2. Colson is also entitled to claim for force majeure, in the event the circumstance, which hinders the further fulfillment, occurs, after Colson had to fulfill its obligations.
3. During the force majeure the delivery- and other obligations of Colson are suspended. In the event the period in which because of force majeure the fulfillment of the obligations of Colson is not possible, exceeds the term of six months, both parties are entitled to dissolve the agreement, without existing in such case an obligation for compensation.
4. In the event Colson at the start of the force majeure already has fulfilled its obligations partly, or only can fulfill its obligations partly, Colson is entitled to invoice the parts already delivered or the part which can be delivered separately and the purchaser is obliged to pay this invoice in the same way as in the event of a separate agreement. This is however not valid in the event the part already delivered or to be delivered does not have any substantial value.

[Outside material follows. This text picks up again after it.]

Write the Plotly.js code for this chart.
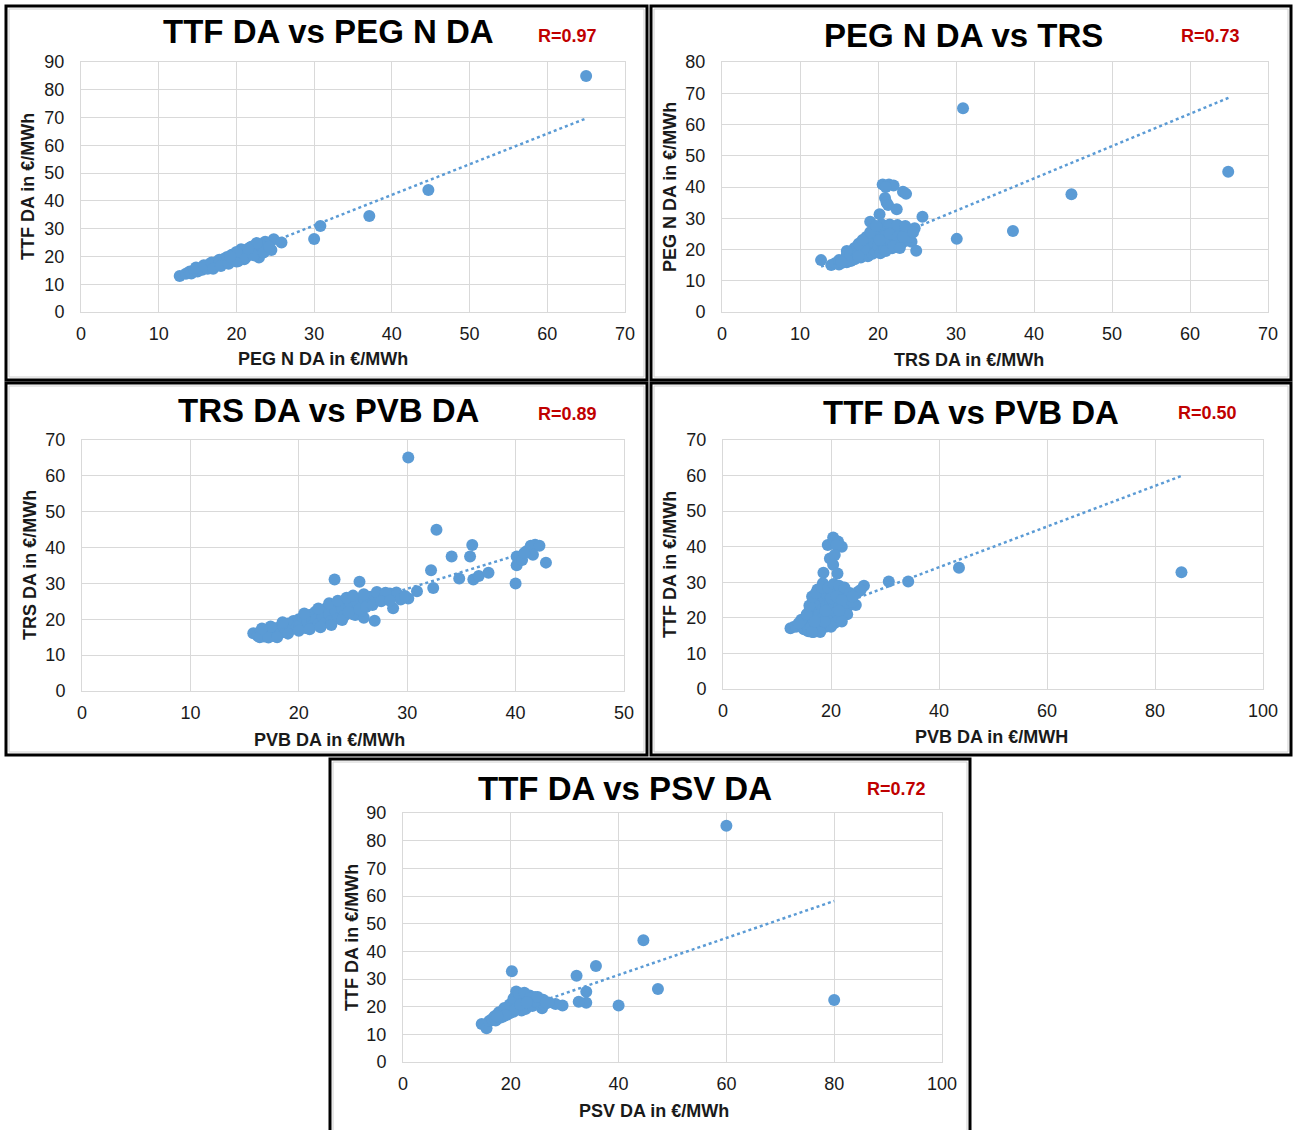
<!DOCTYPE html>
<html><head><meta charset="utf-8">
<script src="https://cdn.plot.ly/plotly-3.0.1.min.js"></script>
<style>html,body{margin:0;padding:0;background:#fff}#chart{width:1294px;height:1130px}</style>
</head><body><div id="chart"></div>
<script>
// ---------- DATA ----------
// Panel 1: TTF DA vs PEG N DA (x = PEG N DA, y = TTF DA)
const p1PegN = [12.7,13.5,14.0,14.2,14.6,15.0,15.2,15.6,16.0,16.3,16.7,17.0,17.3,17.6,18.0,18.2,18.6,18.9,19.2,19.5,19.8,20.0,20.3,20.5,20.8,21.0,21.3,21.6,21.9,22.2,22.5,22.8,23.1,23.4,23.8,20.6,21.8,19.4,18.4,17.4,16.4,22.6,21.0,20.2,22.9,24.5,24.8,25.8,23.7,30.0,30.8,37.1,44.7,65.0,
  14.8,15.8,16.8,17.8,18.8,19.8,20.8,22.0,23.0,17.0,18.0,19.0,20.0,21.2,22.2,23.5,24.2,22.6,21.5,20.0,19.2];
const p1Ttf  = [13.0,13.8,14.6,13.9,15.0,14.6,15.5,15.2,16.1,15.6,16.6,16.2,17.3,16.8,18.0,17.4,18.6,18.0,19.4,18.6,20.2,19.2,21.0,19.8,21.6,20.4,22.0,21.0,22.4,21.3,22.8,21.8,23.2,22.5,24.0,22.6,23.3,20.6,19.2,18.0,17.0,20.8,19.0,18.3,19.6,22.3,26.2,25.0,25.3,26.3,31.0,34.6,43.9,85.0,
  16.0,16.8,17.8,18.8,19.8,21.0,22.2,23.6,24.4,15.6,16.6,17.4,18.2,19.6,20.4,21.4,23.5,24.8,22.8,21.6,20.0];
const p1TrendX = [12.7, 65.0];
const p1TrendY = [12.1, 69.7];

// Panel 2: PEG N DA vs TRS (x = TRS DA, y = PEG N DA)
const p2Trs  = [12.7,30.9,64.9,44.8,37.3,30.1,25.7,24.7,24.3,24.9,20.6,21.4,22.0,21.0,23.2,23.6,20.9,21.1,21.3,22.4,20.2,19.0,
  14.0,14.5,15.0,15.0,15.5,15.8,16.0,16.5,16.5,17.0,17.0,17.0,17.5,17.8,18.0,18.0,18.5,18.5,18.7,19.0,19.0,19.3,19.5,19.5,19.8,20.0,20.0,20.0,20.3,20.5,20.5,20.8,21.0,21.0,21.2,21.5,21.5,21.8,22.0,22.0,22.3,22.5,22.8,23.0,23.0,23.4,23.6,23.8,24.0,24.2,16.0,18.2,
  16.0,17.5,18.5,19.5,20.5,21.5,22.5,23.5,21.5,22.5,19.0,20.2,21.0,22.0,23.2,24.5,18.0,19.8,22.8,17.5,16.0,15.3];
const p2PegN = [16.6,65.2,44.9,37.7,25.9,23.4,30.5,26.8,22.5,19.6,40.8,40.8,40.5,40.0,38.5,37.8,36.5,35.0,34.2,32.9,31.3,28.9,
  15.0,15.6,15.2,16.6,15.8,17.0,15.9,17.5,16.3,18.5,16.9,20.5,19.0,17.4,21.0,18.2,22.0,19.5,17.8,23.5,20.5,18.6,25.0,22.0,19.2,27.0,24.0,21.0,18.8,26.0,22.5,20.0,27.5,24.5,21.5,26.5,23.0,20.4,27.0,24.5,22.0,26.0,23.5,27.2,22.0,25.0,22.8,26.5,24.0,25.8,18.3,20.2,
  19.5,21.8,24.0,26.5,28.0,28.0,27.8,27.5,25.0,24.0,25.5,23.0,19.5,21.0,24.0,25.5,23.0,27.5,20.5,17.8,16.8,16.0];
const p2TrendX = [12.7, 65.0];
const p2TrendY = [14.5, 68.6];

// Panel 3: TRS DA vs PVB DA (x = PVB DA, y = TRS DA)
const p3Pvb = [30.1,32.7,36.0,34.1,35.8,32.2,34.8,36.1,36.6,37.5,32.4,30.9,30.1,40.1,40.1,40.0,40.6,41.0,41.4,41.8,42.2,41.6,40.8,42.8,23.3,25.6,27.0,28.7,28.4,25.2,26.0,29.0,
  15.8,16.2,16.5,16.8,17.0,17.3,17.6,17.8,18.0,18.3,18.6,18.8,19.0,19.3,19.5,19.8,20.0,20.1,20.4,20.6,20.8,21.0,21.2,21.5,21.6,21.8,22.0,22.2,22.4,22.6,22.8,23.0,23.2,23.4,23.6,23.8,24.0,24.2,24.5,24.7,25.0,25.2,25.5,25.8,26.0,26.4,26.6,27.0,27.4,27.8,28.2,28.6,29.0,29.4,29.8,16.4,17.2,18.0,
  19.0,20.0,21.0,22.0,23.0,24.0,20.5,21.8,22.8,23.6,24.4,25.0,26.0,27.2,28.0,24.6,25.6,26.2,26.8,27.6,28.4,18.5,17.4,16.6];
const p3Trs = [65.1,45.0,40.7,37.5,37.5,33.7,31.4,31.1,32.1,33.0,28.7,27.8,25.8,37.5,35.1,30.0,36.5,39.0,40.5,40.8,40.5,38.0,38.5,35.8,31.1,30.5,19.6,23.1,27.2,21.2,20.4,27.5,
  16.1,15.4,16.6,15.2,17.0,15.6,16.8,15.3,17.6,16.2,18.0,16.6,18.8,17.2,19.5,17.8,20.0,18.4,20.6,17.6,19.4,21.2,18.2,22.0,20.0,18.6,22.6,20.8,19.0,23.2,21.4,19.6,24.0,22.2,20.2,24.6,22.8,21.0,25.4,23.6,21.5,25.8,24.2,22.4,25.8,24.6,26.3,25.2,26.6,26.0,27.0,26.4,26.8,25.5,26.5,15.0,14.9,15.0,
  16.0,16.8,17.2,17.8,18.4,19.8,21.6,23.0,24.5,25.2,26.0,26.6,27.0,27.6,27.4,22.0,22.8,23.4,24.0,25.0,25.2,19.2,18.0,17.4];
const p3TrendX = [15.8, 42.6];
const p3TrendY = [15.3, 40.2];

// Panel 4: TTF DA vs PVB DA (x = PVB DA, y = TTF DA)
const p4Pvb = [84.9,43.7,34.3,30.7,26.1,25.1,24.6,12.5,19.4,20.4,21.3,22.0,21.0,19.8,20.7,20.4,21.2,18.6,18.5,
  13.5,14.5,15.0,15.0,15.5,15.8,16.0,16.0,16.3,16.5,16.8,16.8,17.0,17.0,17.3,17.5,17.5,17.8,18.0,18.0,18.2,18.5,18.5,18.8,19.0,19.0,19.2,19.5,19.5,19.8,20.0,20.0,20.3,20.5,20.6,20.8,21.0,21.2,21.5,21.5,21.8,22.0,22.2,22.5,22.8,23.0,23.5,24.0,25.5,17.5,
  14.5,15.5,16.0,16.5,17.2,18.3,19.5,20.5,21.5,22.5,23.5,24.0,23.0,22.0,20.0,18.0,16.5,14.0,18.8,20.0,21.0,22.0,19.0,17.0,21.5];
const p4Ttf = [32.8,34.1,30.2,30.2,29.0,27.4,23.6,17.1,40.5,42.6,41.5,40.0,40.5,36.7,37.7,34.9,32.5,32.7,29.7,
  17.5,17.8,16.8,19.0,18.0,16.2,20.0,22.0,17.5,24.0,19.0,16.0,21.5,25.5,23.0,17.0,19.5,21.0,24.0,26.5,18.0,22.5,20.0,25.5,17.5,27.0,23.5,21.0,19.0,25.0,27.5,22.5,20.0,24.5,18.5,26.5,21.5,28.0,23.5,19.5,25.5,27.0,22.0,24.5,26.0,23.0,25.5,24.5,27.8,28.0,
  19.5,21.0,23.5,26.0,27.0,28.5,28.5,29.5,29.0,28.5,27.0,26.0,21.0,19.0,17.5,16.0,16.0,18.5,19.0,25.5,26.0,25.0,22.0,19.0,22.0];
const p4TrendX = [12.5, 84.9];
const p4TrendY = [18.5, 59.9];

// Panel 5: TTF DA vs PSV DA (x = PSV DA, y = TTF DA)
const p5Psv = [60.0,80.0,44.6,35.8,32.2,20.2,47.3,40.0,34.0,34.0,32.6,14.6,15.5,29.6,28.3,25.8,
  16.0,16.5,17.0,17.2,17.6,18.0,18.3,18.6,19.0,19.2,19.6,19.8,20.2,20.5,20.8,21.0,21.0,21.2,21.5,21.8,22.0,22.2,22.5,22.8,23.0,23.2,23.5,23.8,24.0,24.5,24.8,25.2,25.5,26.0,26.2,27.0,22.0,22.4,
  17.8,18.8,19.8,20.5,21.5,22.5,23.5,24.5,25.0,26.5,20.8,21.8,23.0,19.0,17.5];
const p5Ttf = [85.4,22.4,44.0,34.7,31.2,32.8,26.4,20.4,25.4,21.4,21.8,13.7,12.2,20.4,21.0,19.4,
  14.8,15.5,16.5,15.0,17.2,16.0,17.8,16.4,18.6,17.0,19.5,17.6,20.5,18.2,22.0,24.0,25.5,19.5,21.5,23.0,20.0,24.5,21.8,19.2,23.5,20.8,24.0,22.2,20.2,23.5,21.5,22.8,21.0,22.5,20.8,21.5,18.6,23.0,
  18.0,19.5,20.8,23.0,24.8,25.0,23.0,22.0,23.5,21.5,19.0,20.8,21.5,17.0,16.5];
const p5TrendX = [14.6, 80.0];
const p5TrendY = [14.5, 58.2];

// Text
const titles = ["TTF DA vs PEG N DA","PEG N DA vs TRS","TRS DA vs PVB DA","TTF DA vs PVB DA","TTF DA vs PSV DA"];
const rLabels = ["R=0.97","R=0.73","R=0.89","R=0.50","R=0.72"];
const xTitles = ["PEG N DA in €/MWh","TRS DA in €/MWh","PVB DA in €/MWh","PVB DA in €/MWH","PSV DA in €/MWh"];
const yTitles = ["TTF DA in €/MWh","PEG N DA in €/MWh","TRS DA in €/MWh","TTF DA in €/MWh","TTF DA in €/MWh"];
const xMax = [70,70,50,100,100];
const xStep = [10,10,10,20,20];
const yMax = [90,80,70,70,90];

// ---------- LAYOUT (pixels) ----------
const W = 1294, H = 1130;
const FONT = "Liberation Sans, Arial, sans-serif";
const BLUE = "#5B9BD5";
// plot areas [left, right, top, bottom]
const plotBox = [[81,625,62,312],[722,1268,62,312],[82,624,440,691],[723,1263,440,689],[403,942,813,1062]];
// panel frames [x0,x1,y0,y1]
const frames = [[6,647,6,380],[651,1291,6,380],[6,647,383,755],[651,1291,383,755],[330,970,759,1140]];
const titlePos = [[328,31],[963,35],[328,410],[971,412],[625,788]];
const rPos = [[567,36],[1210,36],[567,414],[1207,413],[896,789]];
const xtPos = [[323,359],[969,360],[330,740],[992,737],[654,1111]];
const ytPos = [[28,187],[670,187],[30,565],[670,565],[352,938]];

const px = x => x / W;
const py = y => 1 - y / H;

const series = [
  [p1PegN, p1Ttf, p1TrendX, p1TrendY],
  [p2Trs, p2PegN, p2TrendX, p2TrendY],
  [p3Pvb, p3Trs, p3TrendX, p3TrendY],
  [p4Pvb, p4Ttf, p4TrendX, p4TrendY],
  [p5Psv, p5Ttf, p5TrendX, p5TrendY]
];

const data = [];
const layout = {
  width: W, height: H,
  margin: {l:0, r:0, t:0, b:0},
  paper_bgcolor: "#ffffff", plot_bgcolor: "#ffffff",
  showlegend: false,
  font: {family: FONT, color: "#1a1a1a"},
  shapes: [], annotations: []
};

series.forEach((s, i) => {
  const n = i === 0 ? "" : String(i + 1);
  const xa = "x" + n, ya = "y" + n;
  data.push({x: s[2], y: s[3], xaxis: xa, yaxis: ya, type: "scatter", mode: "lines",
    line: {color: BLUE, width: 2.5, dash: "dot"}, hoverinfo: "skip"});
  data.push({x: s[0], y: s[1], xaxis: xa, yaxis: ya, type: "scatter", mode: "markers",
    marker: {color: BLUE, size: 12}});
  const b = plotBox[i];
  const axCommon = {
    showgrid: true, gridcolor: "#d9d9d9", gridwidth: 1,
    zeroline: false, showline: true, linecolor: "#d9d9d9", linewidth: 1, mirror: true,
    ticks: "", tickfont: {family: FONT, size: 18, color: "#1a1a1a"}, fixedrange: true
  };
  layout["xaxis" + n] = Object.assign({}, axCommon, {
    domain: [px(b[0]), px(b[1])], range: [0, xMax[i]], dtick: xStep[i], tick0: 0,
    anchor: ya, ticklabelstandoff: 5
  });
  layout["yaxis" + n] = Object.assign({}, axCommon, {
    domain: [py(b[3]), py(b[2])], range: [0, yMax[i]], dtick: 10, tick0: 0,
    anchor: xa, ticklabelstandoff: 12
  });
  const f = frames[i];
  layout.shapes.push({type: "rect", xref: "paper", yref: "paper",
    x0: px(f[0] + 3), x1: px(f[1] - 3), y0: py(f[2] + 3), y1: py(f[3] - 3),
    line: {color: "#d0d0d0", width: 1}, layer: "below"});
  layout.shapes.push({type: "rect", xref: "paper", yref: "paper",
    x0: px(f[0]), x1: px(f[1]), y0: py(f[2]), y1: py(f[3]),
    line: {color: "#000000", width: 3}});
  layout.annotations.push({text: "<b>" + titles[i] + "</b>", xref: "paper", yref: "paper",
    x: px(titlePos[i][0]), y: py(titlePos[i][1]), xanchor: "center", yanchor: "middle",
    showarrow: false, font: {family: FONT, size: 33, color: "#000000"}});
  layout.annotations.push({text: "<b>" + rLabels[i] + "</b>", xref: "paper", yref: "paper",
    x: px(rPos[i][0]), y: py(rPos[i][1]), xanchor: "center", yanchor: "middle",
    showarrow: false, font: {family: FONT, size: 18, color: "#C00000"}});
  layout.annotations.push({text: "<b>" + xTitles[i] + "</b>", xref: "paper", yref: "paper",
    x: px(xtPos[i][0]), y: py(xtPos[i][1]), xanchor: "center", yanchor: "middle",
    showarrow: false, font: {family: FONT, size: 18, color: "#1a1a1a"}});
  layout.annotations.push({text: "<b>" + yTitles[i] + "</b>", xref: "paper", yref: "paper",
    x: px(ytPos[i][0]), y: py(ytPos[i][1]), xanchor: "center", yanchor: "middle", textangle: -90,
    showarrow: false, font: {family: FONT, size: 18, color: "#1a1a1a"}});
});

Plotly.newPlot("chart", data, layout, {displayModeBar: false, staticPlot: true});
</script>
</body></html>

Article 17. Dispute resolving
In deviation of the legal rules for the authority of the civil court, any dispute between purchaser and Colson will be settled by the authorized court of the place of establishment of Colson. Colson however retains the authority to sue the purchaser for the court authorized according to the law or the applicable international treaty.
Article 18. Applicable law
Dutch law will be applicable on any agreement between Colson and the purchaser.
Article 19. Amendment of the conditions
Colson is authorized to amend these conditions. These amendments are coming into effect on the time of notice. Colson will send the amended conditions timely to the purchaser. In the event the time of effect has not been mentioned, the amendments are only valid towards the purchaser as soon as the amendment has been mentioned to him.